● **Written problem**
Look through the listing and locate every line containing the word "page"; copy those lines.

● **Dataset section**

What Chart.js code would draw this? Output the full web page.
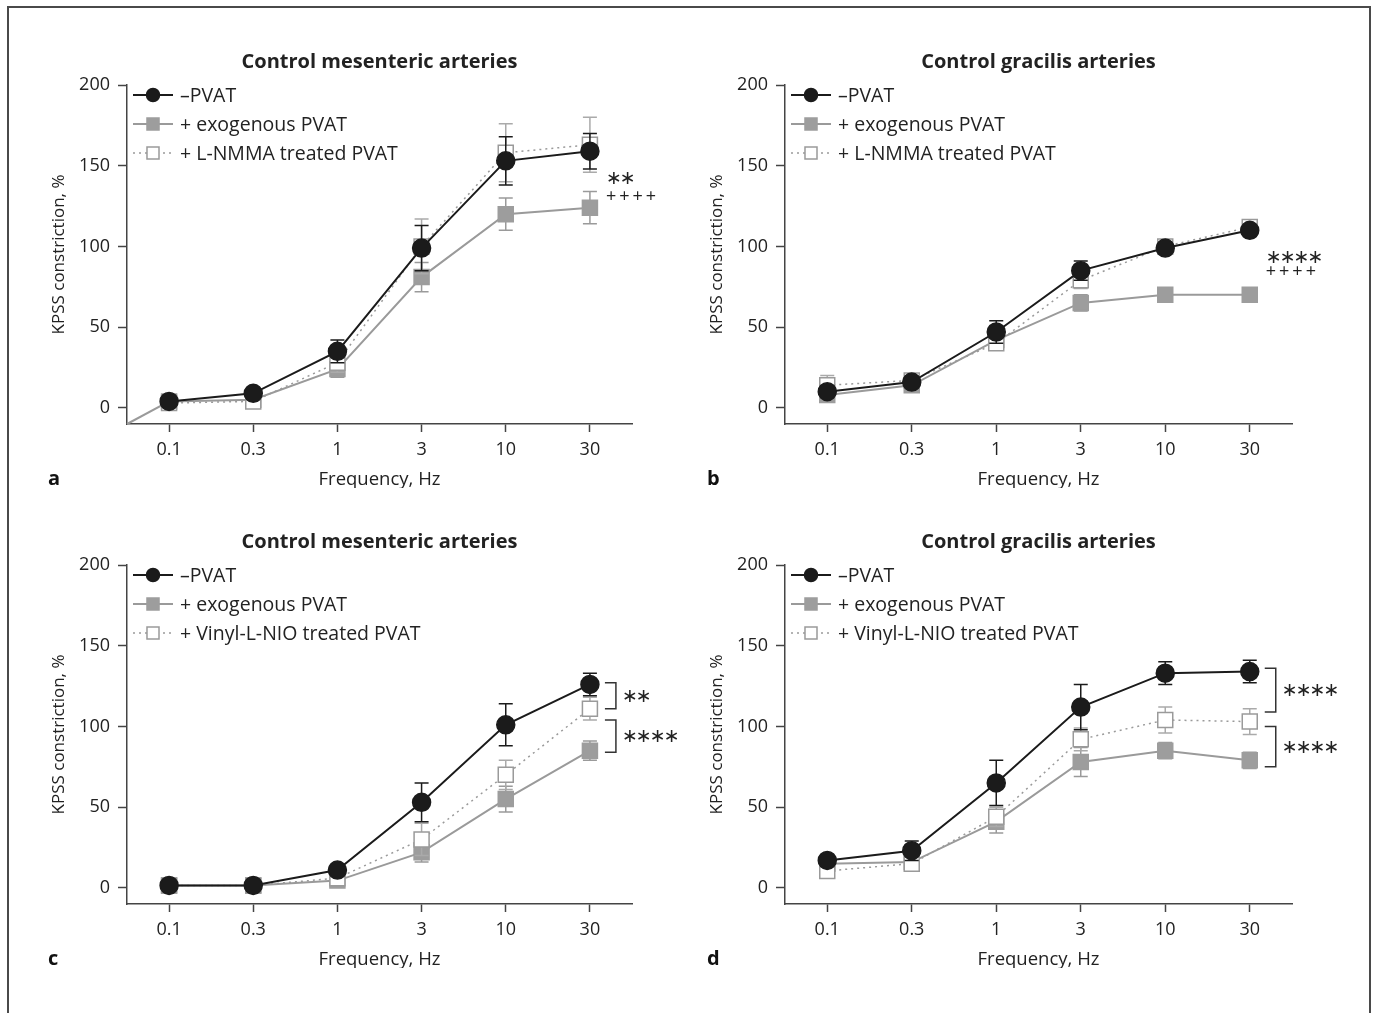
<!DOCTYPE html>
<html>
<head>
<meta charset="utf-8">
<title>KPSS constriction</title>
<script src="https://cdn.jsdelivr.net/npm/chart.js@4.4.0/dist/chart.umd.min.js"></script>
<style>
  body { margin: 0; background: #fff; }
  #page { position: relative; width: 1375px; height: 1013px; overflow: hidden; background: #fff; }
  #frame { position: absolute; left: 7px; top: 6px; width: 1360px; height: 1100px; border: 2px solid #4a4a4a; }
  .panel { position: absolute; }
</style>
</head>
<body>
<div id="page">
  <div id="frame"></div>
  <div class="panel" style="left:0;top:30px;width:687px;height:458px"><canvas id="chartA"></canvas></div>
  <div class="panel" style="left:687px;top:30px;width:688px;height:458px"><canvas id="chartB"></canvas></div>
  <div class="panel" style="left:0;top:510px;width:687px;height:458px"><canvas id="chartC"></canvas></div>
  <div class="panel" style="left:687px;top:510px;width:688px;height:458px"><canvas id="chartD"></canvas></div>
</div>
<script>
const frequencies = ['0.1', '0.3', '1', '3', '10', '30'];
const yTicks = [0, 50, 100, 150, 200];

// a - mesenteric, L-NMMA
const pvatA = [4, 9, 35, 99, 153, 159];
const pvatErrA = [3, 2, 7, 14, 15, 11];
const exoA = [4, 5, 24, 81, 120, 124];
const exoErrA = [4, 2, 5, 9, 10, 10];
const nmmaA = [3, 4, 28, 100, 158, 163];
const nmmaErrA = [3, 2, 6, 17, 18, 17];

// b - gracilis, L-NMMA
const pvatB = [10, 16, 47, 85, 99, 110];
const pvatErrB = [3, 3, 7, 6, 3, 3];
const exoB = [8, 14, 42, 65, 70, 70];
const exoErrB = [3, 4, 4, 5, 3, 2];
const nmmaB = [14, 17, 40, 79, 100, 112];
const nmmaErrB = [6, 4, 4, 5, 3, 4];

// c - mesenteric, vinyl-L-NIO
const pvatC = [1.5, 1.5, 11, 53, 101, 126];
const pvatErrC = [1, 1, 3, 12, 13, 7];
const exoC = [1.5, 1.5, 4.5, 22, 55, 85];
const exoErrC = [1, 1, 2, 6, 8, 6];
const vinylC = [1.5, 1.5, 6, 30, 70, 111];
const vinylErrC = [1, 1, 2, 10, 9, 7];

// d - gracilis, vinyl-L-NIO
const pvatD = [17, 23, 65, 112, 133, 134];
const pvatErrD = [2, 6, 14, 14, 7, 7];
const exoD = [15, 16, 41, 78, 85, 79];
const exoErrD = [2, 2, 7, 9, 5, 5];
const vinylD = [10.5, 15, 44, 92, 104, 103];
const vinylErrD = [2, 2, 6, 7, 8, 8];

const textColor = '#222';
const axisColor = '#444';
const fontFamily = "'Open Sans', 'Noto Sans', sans-serif";
Chart.defaults.font.family = fontFamily;
Chart.defaults.color = textColor;

const seriesStyle = [
  { line: '#1b1b1b', fill: '#1b1b1b', edge: '#1b1b1b', shape: 'circle', r: 9, lr: 6.5, width: 2, dash: [], err: '#1b1b1b' },
  { line: '#9a9a9a', fill: '#9d9d9d', edge: '#9d9d9d', shape: 'rect', r: 10.6, lr: 8.5, width: 2, dash: [], err: '#9a9a9a' },
  { line: '#9a9a9a', fill: '#ffffff', edge: '#9a9a9a', shape: 'rect', r: 10.6, lr: 8.5, width: 1.5, dash: [2, 4], err: '#aaaaaa' }
];

function marker(ctx, shape, x, y, r) {
  ctx.beginPath();
  if (shape === 'circle') {
    ctx.arc(x, y, r, 0, Math.PI * 2);
  } else {
    const s = r * Math.SQRT1_2;
    ctx.rect(x - s, y - s, 2 * s, 2 * s);
  }
  ctx.fill();
  ctx.stroke();
}

const errorBars = {
  id: 'errorBars',
  beforeDatasetDraw(chart, args) {
    const ds = chart.data.datasets[args.index];
    const y = chart.scales.y;
    const ctx = chart.ctx;
    ctx.save();
    ctx.strokeStyle = ds.errorColor;
    ctx.lineWidth = 1.5;
    args.meta.data.forEach((pt, i) => {
      const top = y.getPixelForValue(ds.data[i] + ds.errors[i]);
      const bot = y.getPixelForValue(ds.data[i] - ds.errors[i]);
      ctx.beginPath();
      ctx.moveTo(pt.x, top); ctx.lineTo(pt.x, bot);
      ctx.moveTo(pt.x - 7, top); ctx.lineTo(pt.x + 7, top);
      ctx.moveTo(pt.x - 7, bot); ctx.lineTo(pt.x + 7, bot);
      ctx.stroke();
    });
    ctx.restore();
  }
};

const extras = {
  id: 'extras',
  beforeDatasetsDraw(chart, args, opts) {
    if (!opts.originLine) return;
    // the grey trace starts from the axis corner in panel a
    const ctx = chart.ctx;
    const pt = chart.getDatasetMeta(1).data[0];
    ctx.save();
    ctx.strokeStyle = '#9a9a9a';
    ctx.lineWidth = 2;
    ctx.beginPath();
    ctx.moveTo(chart.chartArea.left, chart.chartArea.bottom);
    ctx.lineTo(pt.x, pt.y);
    ctx.stroke();
    ctx.restore();
  },
  afterDraw(chart, args, opts) {
    const ctx = chart.ctx;
    const area = chart.chartArea;
    const y = chart.scales.y;
    ctx.save();

    // title centred over the plot area
    ctx.fillStyle = textColor;
    ctx.font = 'bold 20px ' + fontFamily;
    ctx.textAlign = 'center';
    ctx.textBaseline = 'middle';
    ctx.fillText(opts.title, (area.left + area.right) / 2, 32);

    // legend inside the plot
    chart.data.datasets.forEach((ds, i) => {
      const cy = area.top + 10 + i * 29;
      const x0 = area.left + 6;
      ctx.strokeStyle = ds.borderColor;
      ctx.lineWidth = ds.style.width;
      ctx.setLineDash(ds.style.dash);
      ctx.beginPath();
      ctx.moveTo(x0, cy); ctx.lineTo(x0 + 40, cy);
      ctx.stroke();
      ctx.setLineDash([]);
      ctx.fillStyle = ds.style.fill;
      ctx.strokeStyle = ds.style.edge;
      ctx.lineWidth = 1.5;
      marker(ctx, ds.style.shape, x0 + 20, cy, ds.style.lr);
      ctx.fillStyle = textColor;
      ctx.font = '19.5px ' + fontFamily;
      ctx.textBaseline = 'middle';
      ctx.textAlign = 'left';
      ctx.fillText(ds.label, area.left + 53, cy + 1);
    });

    const lastX = chart.getDatasetMeta(0).data[frequencies.length - 1].x;

    (opts.marks || []).forEach(m => {
      ctx.fillStyle = textColor;
      ctx.textAlign = 'left';
      ctx.textBaseline = 'middle';
      ctx.font = m.big ? "19px 'DejaVu Sans', sans-serif" : '18px ' + fontFamily;
      ctx.letterSpacing = m.big ? '-2px' : '3px';
      ctx.fillText(m.text, lastX + 16, y.getPixelForValue(m.value));
    });

    (opts.brackets || []).forEach(b => {
      const t = y.getPixelForValue(b.from);
      const u = y.getPixelForValue(b.to);
      ctx.strokeStyle = '#333';
      ctx.lineWidth = 1.5;
      ctx.beginPath();
      ctx.moveTo(lastX + 15, t); ctx.lineTo(lastX + 26, t);
      ctx.lineTo(lastX + 26, u); ctx.lineTo(lastX + 15, u);
      ctx.stroke();
      ctx.fillStyle = textColor;
      ctx.font = "19px 'DejaVu Sans', sans-serif";
      ctx.letterSpacing = '-2px';
      ctx.textAlign = 'left';
      ctx.textBaseline = 'middle';
      ctx.fillText(b.text, lastX + 32, (t + u) / 2 + 1);
    });
    ctx.letterSpacing = '0px';

    // panel letter
    ctx.fillStyle = '#111';
    ctx.font = 'bold 20px ' + fontFamily;
    ctx.textAlign = 'left';
    ctx.textBaseline = 'middle';
    ctx.fillText(opts.letter, opts.letterX, 449);
    ctx.restore();
  }
};

function dataset(label, data, errors, k) {
  const s = seriesStyle[k];
  return {
    label, data, errors, style: s,
    errorColor: s.err,
    borderColor: s.line,
    borderWidth: s.width,
    borderDash: s.dash,
    pointStyle: s.shape,
    pointRadius: s.r,
    pointBackgroundColor: s.fill,
    pointBorderColor: s.edge,
    pointBorderWidth: 1.5,
    tension: 0,
    order: [0, 2, 1][k]
  };
}

function makePanel(id, col, title, letter, series, extraOpts) {
  const yWidth = col === 0 ? 127 : 98;
  const yTitlePad = col === 0 ? 49 : 20;
  const rightPad = col === 0 ? 55 : 83;
  new Chart(document.getElementById(id), {
    type: 'line',
    data: { labels: frequencies, datasets: series },
    options: {
      responsive: true,
      maintainAspectRatio: false,
      animation: false,
      layout: { padding: { left: 0, right: rightPad, top: 55, bottom: 0 } },
      plugins: {
        legend: { display: false },
        tooltip: { enabled: false },
        title: { display: false },
        extras: Object.assign({ title, letter, letterX: col === 0 ? 48 : 20 }, extraOpts)
      },
      scales: {
        x: {
          type: 'category',
          offset: true,
          afterFit: s => { s.height = 64; },
          border: { display: true, color: axisColor, width: 1.5 },
          grid: { offset: false, drawOnChartArea: false, drawTicks: true, tickLength: 8, tickWidth: 1.5, tickColor: axisColor },
          ticks: { padding: 7, maxRotation: 0, autoSkip: false, color: textColor, font: { size: 18 } },
          title: { display: true, text: 'Frequency, Hz', color: textColor, font: { size: 18.5 }, padding: { top: 0, bottom: -3 } }
        },
        y: {
          min: -10,
          max: 200,
          afterBuildTicks: s => { s.ticks = yTicks.map(v => ({ value: v })); },
          afterFit: s => { s.width = yWidth; },
          border: { display: true, color: axisColor, width: 1.5 },
          grid: { drawOnChartArea: false, drawTicks: true, tickLength: 9, tickWidth: 1.5, tickColor: axisColor },
          ticks: { padding: 8, color: textColor, font: { size: 18 } },
          title: { display: true, text: 'KPSS constriction, %', color: textColor, font: { size: 17 }, padding: { top: yTitlePad, bottom: 0 } }
        }
      }
    },
    plugins: [errorBars, extras]
  });
}

makePanel('chartA', 0, 'Control mesenteric arteries', 'a', [
  dataset('\u2013PVAT', pvatA, pvatErrA, 0),
  dataset('+ exogenous PVAT', exoA, exoErrA, 1),
  dataset('+ L-NMMA treated PVAT', nmmaA, nmmaErrA, 2)
], {
  originLine: true,
  marks: [{ text: '\u2217\u2217', value: 142, big: true }, { text: '++++', value: 131 }]
});

makePanel('chartB', 1, 'Control gracilis arteries', 'b', [
  dataset('\u2013PVAT', pvatB, pvatErrB, 0),
  dataset('+ exogenous PVAT', exoB, exoErrB, 1),
  dataset('+ L-NMMA treated PVAT', nmmaB, nmmaErrB, 2)
], {
  marks: [{ text: '\u2217\u2217\u2217\u2217', value: 93, big: true }, { text: '++++', value: 84 }]
});

makePanel('chartC', 0, 'Control mesenteric arteries', 'c', [
  dataset('\u2013PVAT', pvatC, pvatErrC, 0),
  dataset('+ exogenous PVAT', exoC, exoErrC, 1),
  dataset('+ Vinyl-L-NIO treated PVAT', vinylC, vinylErrC, 2)
], {
  brackets: [{ from: 127, to: 111, text: '\u2217\u2217' }, { from: 104, to: 84, text: '\u2217\u2217\u2217\u2217' }]
});

makePanel('chartD', 1, 'Control gracilis arteries', 'd', [
  dataset('\u2013PVAT', pvatD, pvatErrD, 0),
  dataset('+ exogenous PVAT', exoD, exoErrD, 1),
  dataset('+ Vinyl-L-NIO treated PVAT', vinylD, vinylErrD, 2)
], {
  brackets: [{ from: 136, to: 109, text: '\u2217\u2217\u2217\u2217' }, { from: 100, to: 75, text: '\u2217\u2217\u2217\u2217' }]
});
</script>
</body>
</html>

● **Solution for this exercise**
What Chart.js code would draw this? Output the full web page.
  #page { position: relative; width: 1375px; height: 1013px; overflow: hidden; background: #fff; }
<div id="page">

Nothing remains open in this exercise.